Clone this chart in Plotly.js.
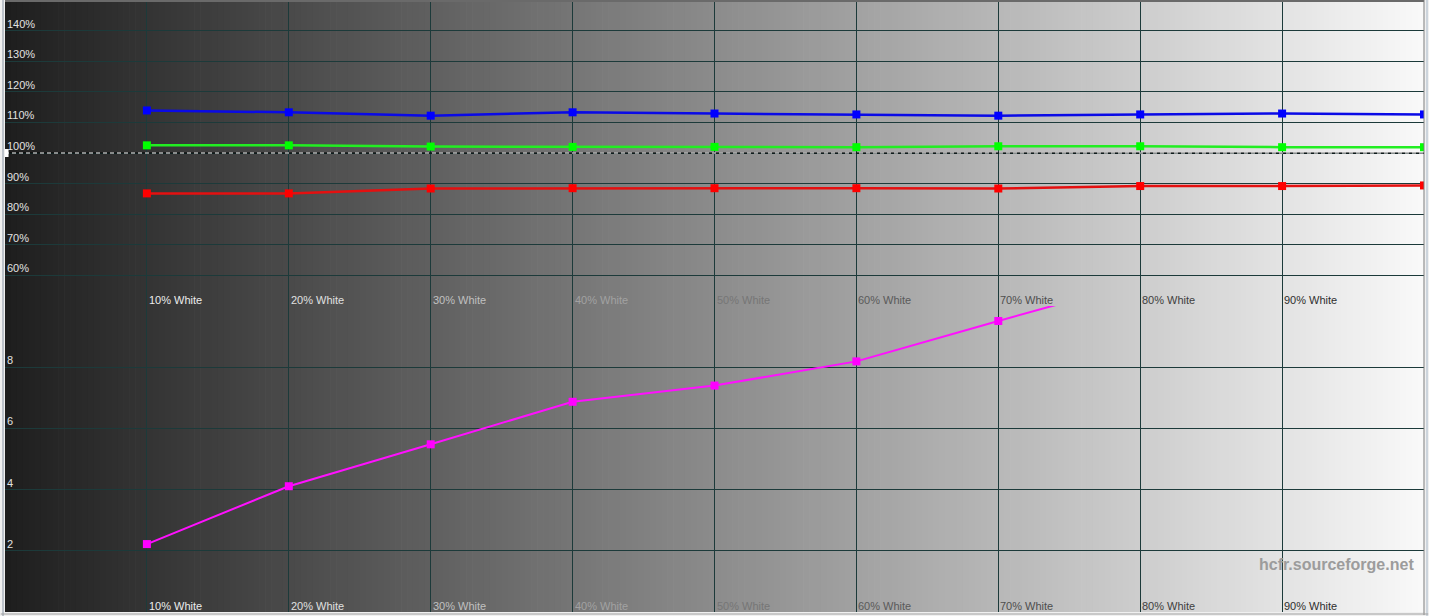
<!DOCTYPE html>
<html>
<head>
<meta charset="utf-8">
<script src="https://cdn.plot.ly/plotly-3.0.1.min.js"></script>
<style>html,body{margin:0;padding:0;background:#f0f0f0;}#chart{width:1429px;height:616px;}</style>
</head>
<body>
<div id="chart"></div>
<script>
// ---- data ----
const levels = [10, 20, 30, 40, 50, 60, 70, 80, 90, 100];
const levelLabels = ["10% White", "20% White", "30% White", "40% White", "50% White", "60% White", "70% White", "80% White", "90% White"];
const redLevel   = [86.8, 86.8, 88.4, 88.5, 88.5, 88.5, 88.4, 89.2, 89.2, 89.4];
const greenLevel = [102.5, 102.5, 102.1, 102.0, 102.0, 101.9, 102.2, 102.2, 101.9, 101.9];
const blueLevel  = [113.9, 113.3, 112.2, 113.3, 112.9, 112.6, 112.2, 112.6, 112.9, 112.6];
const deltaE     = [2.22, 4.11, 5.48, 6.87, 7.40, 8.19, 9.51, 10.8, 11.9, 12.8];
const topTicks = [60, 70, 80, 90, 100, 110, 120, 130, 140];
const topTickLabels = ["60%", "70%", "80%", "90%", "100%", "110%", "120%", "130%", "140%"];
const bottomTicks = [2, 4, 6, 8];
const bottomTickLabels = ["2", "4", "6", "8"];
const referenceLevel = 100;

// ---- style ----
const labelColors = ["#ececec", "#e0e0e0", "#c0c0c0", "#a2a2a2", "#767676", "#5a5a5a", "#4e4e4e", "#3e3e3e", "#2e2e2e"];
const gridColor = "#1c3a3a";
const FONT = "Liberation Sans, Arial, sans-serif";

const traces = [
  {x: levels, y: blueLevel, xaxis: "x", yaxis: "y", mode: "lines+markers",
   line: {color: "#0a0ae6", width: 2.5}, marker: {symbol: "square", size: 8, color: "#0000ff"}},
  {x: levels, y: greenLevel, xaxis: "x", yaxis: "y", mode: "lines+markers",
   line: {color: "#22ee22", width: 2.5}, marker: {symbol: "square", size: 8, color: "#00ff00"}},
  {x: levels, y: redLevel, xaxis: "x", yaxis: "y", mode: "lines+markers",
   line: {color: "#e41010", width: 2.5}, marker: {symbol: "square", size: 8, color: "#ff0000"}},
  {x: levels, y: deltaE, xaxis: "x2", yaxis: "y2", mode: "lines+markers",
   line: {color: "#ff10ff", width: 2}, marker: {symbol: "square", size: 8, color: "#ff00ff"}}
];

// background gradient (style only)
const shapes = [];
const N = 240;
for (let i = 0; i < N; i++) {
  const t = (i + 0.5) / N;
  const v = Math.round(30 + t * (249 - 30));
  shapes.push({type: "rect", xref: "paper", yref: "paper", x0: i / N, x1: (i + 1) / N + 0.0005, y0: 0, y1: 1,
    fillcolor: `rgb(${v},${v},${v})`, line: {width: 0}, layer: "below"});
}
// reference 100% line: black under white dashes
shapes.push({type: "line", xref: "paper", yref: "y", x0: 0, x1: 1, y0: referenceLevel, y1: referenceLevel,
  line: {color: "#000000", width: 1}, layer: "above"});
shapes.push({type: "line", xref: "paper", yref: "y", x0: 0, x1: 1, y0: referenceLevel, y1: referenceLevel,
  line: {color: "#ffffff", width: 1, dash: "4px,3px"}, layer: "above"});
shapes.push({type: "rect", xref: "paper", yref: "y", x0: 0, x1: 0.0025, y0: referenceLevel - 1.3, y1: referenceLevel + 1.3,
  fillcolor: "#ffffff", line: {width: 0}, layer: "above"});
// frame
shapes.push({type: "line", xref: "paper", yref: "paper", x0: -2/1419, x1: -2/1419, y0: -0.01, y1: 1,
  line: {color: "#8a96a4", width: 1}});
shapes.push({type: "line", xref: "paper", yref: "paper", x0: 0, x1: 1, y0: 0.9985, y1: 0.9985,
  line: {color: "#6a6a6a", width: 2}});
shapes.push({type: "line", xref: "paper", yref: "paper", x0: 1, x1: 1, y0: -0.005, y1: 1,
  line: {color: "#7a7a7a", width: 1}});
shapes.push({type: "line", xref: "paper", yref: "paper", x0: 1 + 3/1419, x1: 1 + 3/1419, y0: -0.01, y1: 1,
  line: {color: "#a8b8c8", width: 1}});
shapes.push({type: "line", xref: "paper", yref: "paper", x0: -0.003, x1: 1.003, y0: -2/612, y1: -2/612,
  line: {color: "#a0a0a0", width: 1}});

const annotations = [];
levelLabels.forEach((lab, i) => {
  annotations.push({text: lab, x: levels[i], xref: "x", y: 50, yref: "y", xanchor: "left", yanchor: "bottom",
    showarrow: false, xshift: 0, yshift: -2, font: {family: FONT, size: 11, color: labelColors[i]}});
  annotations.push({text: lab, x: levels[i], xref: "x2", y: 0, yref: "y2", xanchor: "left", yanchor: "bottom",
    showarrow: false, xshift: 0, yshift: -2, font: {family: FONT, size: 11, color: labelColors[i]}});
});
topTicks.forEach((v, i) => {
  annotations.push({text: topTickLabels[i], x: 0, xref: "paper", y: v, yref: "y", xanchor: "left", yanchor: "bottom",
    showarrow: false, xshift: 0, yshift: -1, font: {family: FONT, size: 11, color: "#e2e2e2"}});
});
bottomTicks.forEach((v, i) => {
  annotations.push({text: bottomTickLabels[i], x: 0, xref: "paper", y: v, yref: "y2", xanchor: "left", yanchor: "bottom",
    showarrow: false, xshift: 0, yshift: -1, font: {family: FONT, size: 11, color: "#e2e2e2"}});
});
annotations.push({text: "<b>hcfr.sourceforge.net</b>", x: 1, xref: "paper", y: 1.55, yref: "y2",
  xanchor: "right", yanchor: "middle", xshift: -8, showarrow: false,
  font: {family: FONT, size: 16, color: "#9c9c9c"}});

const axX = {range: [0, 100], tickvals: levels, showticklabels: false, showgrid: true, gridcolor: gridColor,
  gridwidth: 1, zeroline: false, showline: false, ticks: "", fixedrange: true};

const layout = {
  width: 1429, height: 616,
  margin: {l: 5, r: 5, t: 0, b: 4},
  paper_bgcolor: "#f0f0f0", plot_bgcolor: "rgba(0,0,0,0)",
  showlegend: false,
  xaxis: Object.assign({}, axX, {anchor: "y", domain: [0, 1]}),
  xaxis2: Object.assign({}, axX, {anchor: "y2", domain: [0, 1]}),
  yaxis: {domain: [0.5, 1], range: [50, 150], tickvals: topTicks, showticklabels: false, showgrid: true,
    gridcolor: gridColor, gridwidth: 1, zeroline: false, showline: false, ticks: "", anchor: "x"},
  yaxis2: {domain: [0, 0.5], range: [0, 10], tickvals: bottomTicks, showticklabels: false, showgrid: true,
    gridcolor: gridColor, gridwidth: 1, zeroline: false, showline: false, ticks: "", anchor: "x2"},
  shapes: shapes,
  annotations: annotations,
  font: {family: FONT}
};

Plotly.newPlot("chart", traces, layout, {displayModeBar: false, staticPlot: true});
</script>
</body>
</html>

* * *

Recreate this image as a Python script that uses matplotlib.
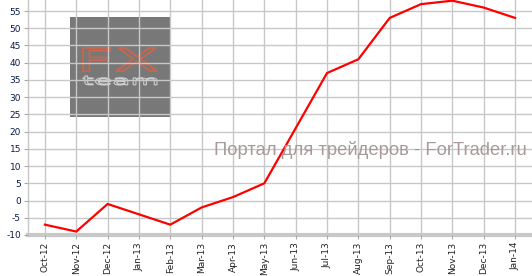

--

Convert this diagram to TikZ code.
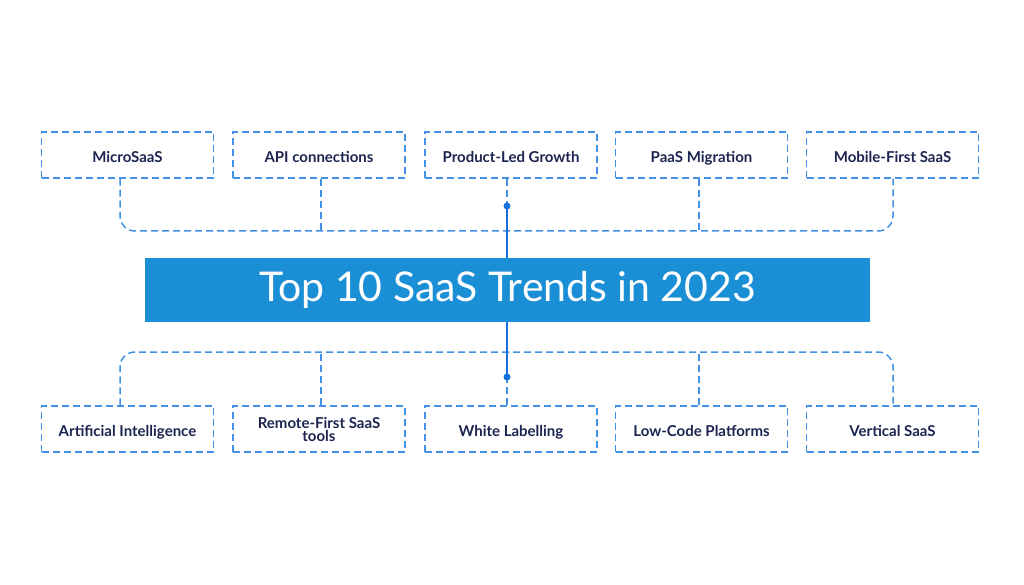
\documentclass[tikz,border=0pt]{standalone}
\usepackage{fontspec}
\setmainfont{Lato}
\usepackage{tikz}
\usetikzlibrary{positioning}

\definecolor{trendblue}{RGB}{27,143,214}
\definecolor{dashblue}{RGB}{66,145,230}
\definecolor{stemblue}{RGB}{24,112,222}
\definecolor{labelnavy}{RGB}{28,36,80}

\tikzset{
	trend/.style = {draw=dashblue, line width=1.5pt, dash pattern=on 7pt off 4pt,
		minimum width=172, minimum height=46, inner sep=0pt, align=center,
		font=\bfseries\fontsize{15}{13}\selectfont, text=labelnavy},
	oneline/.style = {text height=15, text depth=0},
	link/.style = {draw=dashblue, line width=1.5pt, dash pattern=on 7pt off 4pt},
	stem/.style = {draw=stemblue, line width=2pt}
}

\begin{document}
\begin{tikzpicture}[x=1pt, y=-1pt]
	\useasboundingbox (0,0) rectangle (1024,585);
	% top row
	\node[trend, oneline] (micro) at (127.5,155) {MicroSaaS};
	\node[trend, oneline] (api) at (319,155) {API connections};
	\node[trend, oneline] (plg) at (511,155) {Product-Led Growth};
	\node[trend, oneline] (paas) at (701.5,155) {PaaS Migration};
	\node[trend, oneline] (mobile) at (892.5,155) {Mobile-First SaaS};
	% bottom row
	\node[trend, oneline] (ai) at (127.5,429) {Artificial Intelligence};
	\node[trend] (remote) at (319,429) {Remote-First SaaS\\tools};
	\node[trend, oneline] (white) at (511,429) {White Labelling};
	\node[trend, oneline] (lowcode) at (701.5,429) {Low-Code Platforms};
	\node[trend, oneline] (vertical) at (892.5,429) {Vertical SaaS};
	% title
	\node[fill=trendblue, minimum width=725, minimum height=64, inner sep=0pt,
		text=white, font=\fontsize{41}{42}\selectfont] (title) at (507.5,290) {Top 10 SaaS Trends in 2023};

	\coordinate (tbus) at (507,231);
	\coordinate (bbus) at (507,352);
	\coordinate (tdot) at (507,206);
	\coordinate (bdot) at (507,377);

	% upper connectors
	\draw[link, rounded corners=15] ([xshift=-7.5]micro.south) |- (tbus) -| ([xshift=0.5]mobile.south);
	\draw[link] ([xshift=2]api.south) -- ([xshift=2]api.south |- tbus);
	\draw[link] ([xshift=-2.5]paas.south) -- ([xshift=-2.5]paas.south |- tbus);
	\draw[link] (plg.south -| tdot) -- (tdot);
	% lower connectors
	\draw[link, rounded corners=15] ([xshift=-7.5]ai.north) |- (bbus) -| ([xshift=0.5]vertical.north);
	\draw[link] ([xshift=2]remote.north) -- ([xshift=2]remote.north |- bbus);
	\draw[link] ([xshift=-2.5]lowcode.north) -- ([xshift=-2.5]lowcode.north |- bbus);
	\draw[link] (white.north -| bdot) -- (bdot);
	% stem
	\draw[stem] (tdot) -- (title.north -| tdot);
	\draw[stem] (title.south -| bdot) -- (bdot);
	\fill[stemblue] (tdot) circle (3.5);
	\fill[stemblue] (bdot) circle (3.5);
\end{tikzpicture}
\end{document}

**Exercise instructions:**
Working from the entries above, return all lines that contain "this".

**Response to the task:**
Clone this chart in Plotly.js.
Recreate this image as a Python script that uses matplotlib.
Convert this diagram to TikZ code.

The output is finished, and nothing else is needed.